The report also noted many seminaries’ “laxity of discipline” over students’ off-campus activities-- a problem avoided by Neocatechumenal Way seminaries. In some seminaries, “formation advisers” and psychologists delve into seminarians’ spiritual lives, while ascetic rules are lacking.

The heart of seminary formation, the report continued, is prayer. “In the diocesan seminaries, the liturgical norms are generally obeyed, but this is not always the case” in religious institutes. Despite this general fidelity, some of the report‘s strongest criticisms come in the area of spiritual formation. “Regrettably, very few seminaries fix periods of time for prayer,” and “some seminaries” need to do more to introduce students to classical Catholic spirituality. The report exhorted seminaries to celebrate Mass, Lauds, and Vespers every day, including on weekends. “A great many seminaries” need to introduce seminarians to the Rosary, novenas, litanies, and Stations of the Cross-- otherwise, the seminarians “will be unprepared for ministry in the Church, which greatly treasures these practices.” The report also noted faculty members who criticize the discipline of clerical celibacy.

While praising the intellectual formation seminaries offer in philosophy and theology-- with some seminaries being “truly remarkable”-- the report condemned the practice of sending students to community colleges for their philosophy classes. Criticizing widespread weaknesses in the study of Mariology, patristics, and Latin, the report noted that “even in the best seminaries,” some faculty members dissent from Catholic teaching on moral theology and the ordination of women. Dissent is widespread at some seminaries, “particularly in some schools of theology run by religious.”

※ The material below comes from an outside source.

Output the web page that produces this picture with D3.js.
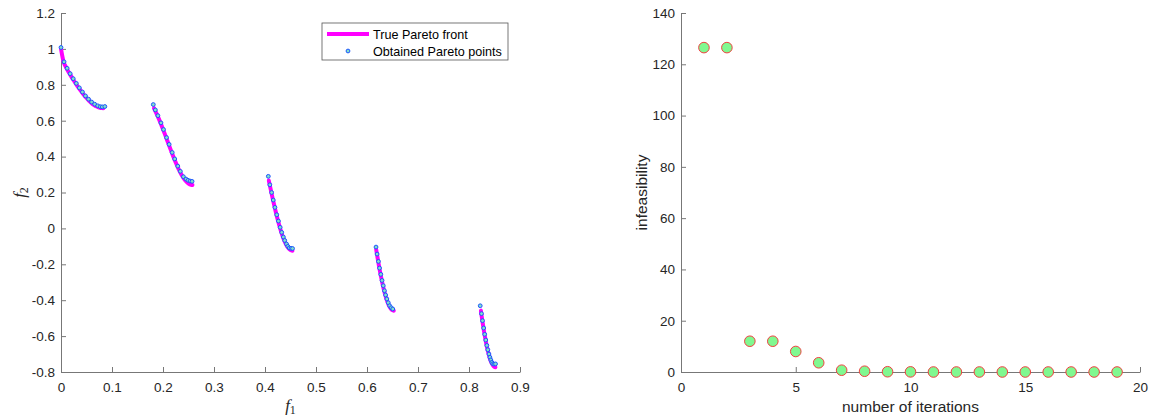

Offering strong general praise for seminaries’ pastoral formation programs, the report noted that in some places, bishops ordain men against the advice of rectors, while in “a few places,” the evaluation process was suspect-- with the non-ordained, and even non-Catholics, voting whether candidates should be ordained. “Such practices are to cease.”

The report’s generally positive conclusion noted that seminary formation has gradually improved since the 1990s-- “at least in diocesan seminaries”-- because of the appointment of “wise and faithful” rectors. The bottom line, according to the Apostolic Visitation: “The diocesan seminaries are, in general, healthy.”